[start]

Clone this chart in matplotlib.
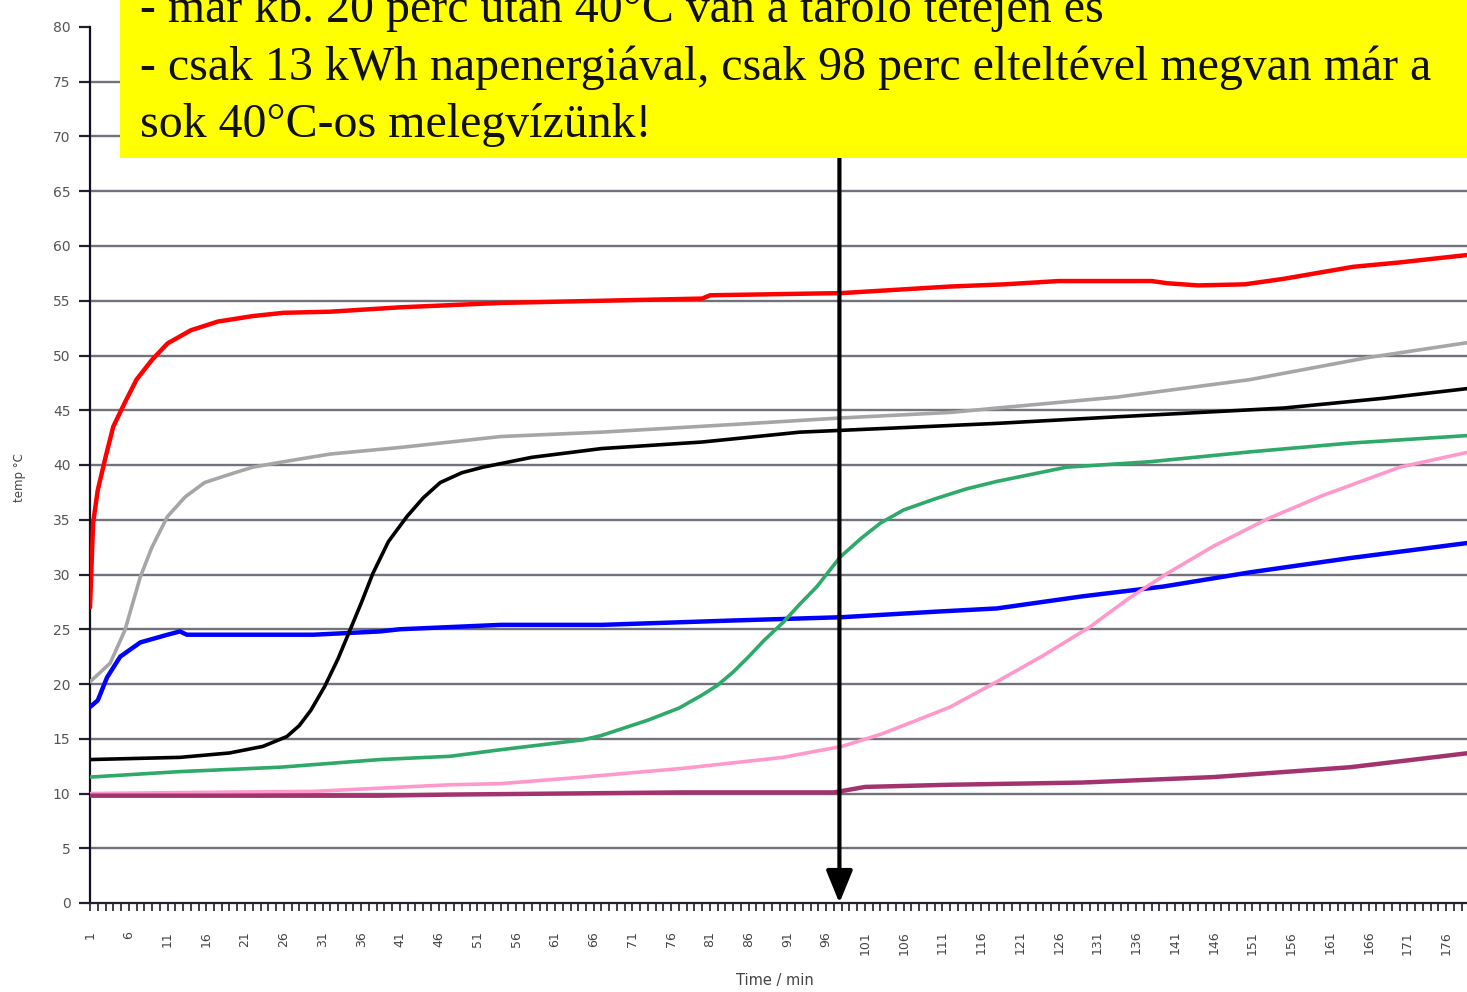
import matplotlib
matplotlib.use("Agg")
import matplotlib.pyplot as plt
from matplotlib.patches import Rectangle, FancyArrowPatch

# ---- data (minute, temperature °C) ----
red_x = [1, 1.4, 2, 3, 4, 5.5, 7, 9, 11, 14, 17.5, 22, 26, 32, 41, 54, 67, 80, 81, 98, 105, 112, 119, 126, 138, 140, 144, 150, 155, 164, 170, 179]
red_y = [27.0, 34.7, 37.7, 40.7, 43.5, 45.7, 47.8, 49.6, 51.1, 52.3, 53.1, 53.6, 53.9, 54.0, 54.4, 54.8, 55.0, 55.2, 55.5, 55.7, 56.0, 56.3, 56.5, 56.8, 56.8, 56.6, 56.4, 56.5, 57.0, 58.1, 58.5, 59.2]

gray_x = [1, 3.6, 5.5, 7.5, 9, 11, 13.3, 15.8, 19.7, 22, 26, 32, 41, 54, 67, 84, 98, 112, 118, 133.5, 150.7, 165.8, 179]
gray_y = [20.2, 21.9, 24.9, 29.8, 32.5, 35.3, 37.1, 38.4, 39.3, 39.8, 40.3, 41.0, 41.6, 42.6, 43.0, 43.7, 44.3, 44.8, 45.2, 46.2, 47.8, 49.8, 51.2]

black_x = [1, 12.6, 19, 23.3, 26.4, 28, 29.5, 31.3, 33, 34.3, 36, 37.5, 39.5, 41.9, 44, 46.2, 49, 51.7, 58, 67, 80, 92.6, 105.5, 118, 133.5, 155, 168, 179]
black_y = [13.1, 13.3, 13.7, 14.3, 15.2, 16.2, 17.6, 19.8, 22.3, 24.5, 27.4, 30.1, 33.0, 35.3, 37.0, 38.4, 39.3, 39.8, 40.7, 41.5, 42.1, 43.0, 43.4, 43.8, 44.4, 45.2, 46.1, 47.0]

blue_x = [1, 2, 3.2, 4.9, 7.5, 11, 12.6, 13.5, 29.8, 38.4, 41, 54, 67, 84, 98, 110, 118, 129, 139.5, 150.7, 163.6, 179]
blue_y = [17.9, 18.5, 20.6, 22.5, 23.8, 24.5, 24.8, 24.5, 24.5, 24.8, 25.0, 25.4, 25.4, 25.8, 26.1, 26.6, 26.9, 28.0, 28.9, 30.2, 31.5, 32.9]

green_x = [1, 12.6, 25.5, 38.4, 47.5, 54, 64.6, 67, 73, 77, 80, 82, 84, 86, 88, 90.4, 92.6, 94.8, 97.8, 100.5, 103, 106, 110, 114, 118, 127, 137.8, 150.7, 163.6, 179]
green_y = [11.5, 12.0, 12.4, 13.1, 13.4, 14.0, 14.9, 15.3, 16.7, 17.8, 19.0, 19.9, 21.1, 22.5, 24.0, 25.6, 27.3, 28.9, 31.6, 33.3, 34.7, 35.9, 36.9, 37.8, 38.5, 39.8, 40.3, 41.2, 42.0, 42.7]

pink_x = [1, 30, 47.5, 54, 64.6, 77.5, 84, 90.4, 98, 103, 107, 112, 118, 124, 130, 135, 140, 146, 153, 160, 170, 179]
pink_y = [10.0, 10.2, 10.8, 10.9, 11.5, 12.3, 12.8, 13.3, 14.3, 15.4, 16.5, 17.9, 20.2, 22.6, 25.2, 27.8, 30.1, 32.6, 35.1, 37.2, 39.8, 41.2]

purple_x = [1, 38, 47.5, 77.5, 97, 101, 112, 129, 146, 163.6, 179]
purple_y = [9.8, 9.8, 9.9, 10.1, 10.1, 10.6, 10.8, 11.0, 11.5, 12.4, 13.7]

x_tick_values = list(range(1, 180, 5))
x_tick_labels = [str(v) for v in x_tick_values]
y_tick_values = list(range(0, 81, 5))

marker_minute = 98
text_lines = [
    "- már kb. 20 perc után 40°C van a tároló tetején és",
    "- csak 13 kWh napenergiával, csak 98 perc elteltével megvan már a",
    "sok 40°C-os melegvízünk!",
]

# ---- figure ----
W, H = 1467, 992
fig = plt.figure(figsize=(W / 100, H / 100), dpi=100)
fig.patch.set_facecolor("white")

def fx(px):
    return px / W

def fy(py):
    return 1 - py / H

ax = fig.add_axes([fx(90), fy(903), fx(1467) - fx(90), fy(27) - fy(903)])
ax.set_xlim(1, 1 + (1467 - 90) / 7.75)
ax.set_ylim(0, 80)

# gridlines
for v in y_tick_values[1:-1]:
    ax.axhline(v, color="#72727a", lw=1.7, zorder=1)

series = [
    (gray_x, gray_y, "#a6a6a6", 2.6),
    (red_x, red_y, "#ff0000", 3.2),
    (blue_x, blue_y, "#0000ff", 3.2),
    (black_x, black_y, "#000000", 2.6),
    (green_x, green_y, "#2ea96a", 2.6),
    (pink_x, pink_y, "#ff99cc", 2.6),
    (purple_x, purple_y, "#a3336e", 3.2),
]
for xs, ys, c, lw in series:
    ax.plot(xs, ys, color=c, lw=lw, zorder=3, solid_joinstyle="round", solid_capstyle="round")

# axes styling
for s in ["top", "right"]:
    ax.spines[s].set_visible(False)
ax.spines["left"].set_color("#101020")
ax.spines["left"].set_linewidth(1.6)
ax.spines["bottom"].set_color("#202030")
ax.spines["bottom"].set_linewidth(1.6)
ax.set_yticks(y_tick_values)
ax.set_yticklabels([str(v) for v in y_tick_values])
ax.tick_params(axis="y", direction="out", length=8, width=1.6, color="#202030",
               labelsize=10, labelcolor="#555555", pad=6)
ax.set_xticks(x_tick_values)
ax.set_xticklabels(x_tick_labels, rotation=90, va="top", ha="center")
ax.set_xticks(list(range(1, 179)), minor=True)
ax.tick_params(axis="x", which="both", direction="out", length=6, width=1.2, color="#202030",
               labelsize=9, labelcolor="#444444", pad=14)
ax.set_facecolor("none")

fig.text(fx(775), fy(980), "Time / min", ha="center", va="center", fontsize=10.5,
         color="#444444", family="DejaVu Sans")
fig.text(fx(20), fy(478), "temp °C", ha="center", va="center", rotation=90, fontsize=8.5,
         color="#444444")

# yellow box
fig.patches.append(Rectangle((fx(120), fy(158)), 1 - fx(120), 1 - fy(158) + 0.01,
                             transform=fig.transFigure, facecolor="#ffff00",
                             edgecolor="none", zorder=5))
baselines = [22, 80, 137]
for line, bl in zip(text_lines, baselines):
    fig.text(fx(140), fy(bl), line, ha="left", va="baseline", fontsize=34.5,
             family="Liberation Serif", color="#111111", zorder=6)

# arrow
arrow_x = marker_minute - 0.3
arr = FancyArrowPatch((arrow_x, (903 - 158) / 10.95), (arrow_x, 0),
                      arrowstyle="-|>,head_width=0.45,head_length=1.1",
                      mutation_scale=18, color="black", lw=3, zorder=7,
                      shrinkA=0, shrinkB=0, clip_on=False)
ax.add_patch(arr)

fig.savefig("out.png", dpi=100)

[end]

- [Task directions]: From the data above, write out everything exactly except the pictures.

- [Task result]:
Clone this chart in matplotlib.
import matplotlib
matplotlib.use("Agg")
import matplotlib.pyplot as plt
from matplotlib.patches import Rectangle, FancyArrowPatch

# ---- data (minute, temperature °C) ----
red_x = [1, 1.4, 2, 3, 4, 5.5, 7, 9, 11, 14, 17.5, 22, 26, 32, 41, 54, 67, 80, 81, 98, 105, 112, 119, 126, 138, 140, 144, 150, 155, 164, 170, 179]
red_y = [27.0, 34.7, 37.7, 40.7, 43.5, 45.7, 47.8, 49.6, 51.1, 52.3, 53.1, 53.6, 53.9, 54.0, 54.4, 54.8, 55.0, 55.2, 55.5, 55.7, 56.0, 56.3, 56.5, 56.8, 56.8, 56.6, 56.4, 56.5, 57.0, 58.1, 58.5, 59.2]

gray_x = [1, 3.6, 5.5, 7.5, 9, 11, 13.3, 15.8, 19.7, 22, 26, 32, 41, 54, 67, 84, 98, 112, 118, 133.5, 150.7, 165.8, 179]
gray_y = [20.2, 21.9, 24.9, 29.8, 32.5, 35.3, 37.1, 38.4, 39.3, 39.8, 40.3, 41.0, 41.6, 42.6, 43.0, 43.7, 44.3, 44.8, 45.2, 46.2, 47.8, 49.8, 51.2]

black_x = [1, 12.6, 19, 23.3, 26.4, 28, 29.5, 31.3, 33, 34.3, 36, 37.5, 39.5, 41.9, 44, 46.2, 49, 51.7, 58, 67, 80, 92.6, 105.5, 118, 133.5, 155, 168, 179]
black_y = [13.1, 13.3, 13.7, 14.3, 15.2, 16.2, 17.6, 19.8, 22.3, 24.5, 27.4, 30.1, 33.0, 35.3, 37.0, 38.4, 39.3, 39.8, 40.7, 41.5, 42.1, 43.0, 43.4, 43.8, 44.4, 45.2, 46.1, 47.0]

blue_x = [1, 2, 3.2, 4.9, 7.5, 11, 12.6, 13.5, 29.8, 38.4, 41, 54, 67, 84, 98, 110, 118, 129, 139.5, 150.7, 163.6, 179]
blue_y = [17.9, 18.5, 20.6, 22.5, 23.8, 24.5, 24.8, 24.5, 24.5, 24.8, 25.0, 25.4, 25.4, 25.8, 26.1, 26.6, 26.9, 28.0, 28.9, 30.2, 31.5, 32.9]

green_x = [1, 12.6, 25.5, 38.4, 47.5, 54, 64.6, 67, 73, 77, 80, 82, 84, 86, 88, 90.4, 92.6, 94.8, 97.8, 100.5, 103, 106, 110, 114, 118, 127, 137.8, 150.7, 163.6, 179]
green_y = [11.5, 12.0, 12.4, 13.1, 13.4, 14.0, 14.9, 15.3, 16.7, 17.8, 19.0, 19.9, 21.1, 22.5, 24.0, 25.6, 27.3, 28.9, 31.6, 33.3, 34.7, 35.9, 36.9, 37.8, 38.5, 39.8, 40.3, 41.2, 42.0, 42.7]

pink_x = [1, 30, 47.5, 54, 64.6, 77.5, 84, 90.4, 98, 103, 107, 112, 118, 124, 130, 135, 140, 146, 153, 160, 170, 179]
pink_y = [10.0, 10.2, 10.8, 10.9, 11.5, 12.3, 12.8, 13.3, 14.3, 15.4, 16.5, 17.9, 20.2, 22.6, 25.2, 27.8, 30.1, 32.6, 35.1, 37.2, 39.8, 41.2]

purple_x = [1, 38, 47.5, 77.5, 97, 101, 112, 129, 146, 163.6, 179]
purple_y = [9.8, 9.8, 9.9, 10.1, 10.1, 10.6, 10.8, 11.0, 11.5, 12.4, 13.7]

x_tick_values = list(range(1, 180, 5))
x_tick_labels = [str(v) for v in x_tick_values]
y_tick_values = list(range(0, 81, 5))

marker_minute = 98
text_lines = [
    "- már kb. 20 perc után 40°C van a tároló tetején és",
    "- csak 13 kWh napenergiával, csak 98 perc elteltével megvan már a",
    "sok 40°C-os melegvízünk!",
]

# ---- figure ----
W, H = 1467, 992
fig = plt.figure(figsize=(W / 100, H / 100), dpi=100)
fig.patch.set_facecolor("white")

def fx(px):
    return px / W

def fy(py):
    return 1 - py / H

ax = fig.add_axes([fx(90), fy(903), fx(1467) - fx(90), fy(27) - fy(903)])
ax.set_xlim(1, 1 + (1467 - 90) / 7.75)
ax.set_ylim(0, 80)

# gridlines
for v in y_tick_values[1:-1]:
    ax.axhline(v, color="#72727a", lw=1.7, zorder=1)

series = [
    (gray_x, gray_y, "#a6a6a6", 2.6),
    (red_x, red_y, "#ff0000", 3.2),
    (blue_x, blue_y, "#0000ff", 3.2),
    (black_x, black_y, "#000000", 2.6),
    (green_x, green_y, "#2ea96a", 2.6),
    (pink_x, pink_y, "#ff99cc", 2.6),
    (purple_x, purple_y, "#a3336e", 3.2),
]
for xs, ys, c, lw in series:
    ax.plot(xs, ys, color=c, lw=lw, zorder=3, solid_joinstyle="round", solid_capstyle="round")

# axes styling
for s in ["top", "right"]:
    ax.spines[s].set_visible(False)
ax.spines["left"].set_color("#101020")
ax.spines["left"].set_linewidth(1.6)
ax.spines["bottom"].set_color("#202030")
ax.spines["bottom"].set_linewidth(1.6)
ax.set_yticks(y_tick_values)
ax.set_yticklabels([str(v) for v in y_tick_values])
ax.tick_params(axis="y", direction="out", length=8, width=1.6, color="#202030",
               labelsize=10, labelcolor="#555555", pad=6)
ax.set_xticks(x_tick_values)
ax.set_xticklabels(x_tick_labels, rotation=90, va="top", ha="center")
ax.set_xticks(list(range(1, 179)), minor=True)
ax.tick_params(axis="x", which="both", direction="out", length=6, width=1.2, color="#202030",
               labelsize=9, labelcolor="#444444", pad=14)
ax.set_facecolor("none")

fig.text(fx(775), fy(980), "Time / min", ha="center", va="center", fontsize=10.5,
         color="#444444", family="DejaVu Sans")
fig.text(fx(20), fy(478), "temp °C", ha="center", va="center", rotation=90, fontsize=8.5,
         color="#444444")

# yellow box
fig.patches.append(Rectangle((fx(120), fy(158)), 1 - fx(120), 1 - fy(158) + 0.01,
                             transform=fig.transFigure, facecolor="#ffff00",
                             edgecolor="none", zorder=5))
baselines = [22, 80, 137]
for line, bl in zip(text_lines, baselines):
    fig.text(fx(140), fy(bl), line, ha="left", va="baseline", fontsize=34.5,
             family="Liberation Serif", color="#111111", zorder=6)

# arrow
arrow_x = marker_minute - 0.3
arr = FancyArrowPatch((arrow_x, (903 - 158) / 10.95), (arrow_x, 0),
                      arrowstyle="-|>,head_width=0.45,head_length=1.1",
                      mutation_scale=18, color="black", lw=3, zorder=7,
                      shrinkA=0, shrinkB=0, clip_on=False)
ax.add_patch(arr)

fig.savefig("out.png", dpi=100)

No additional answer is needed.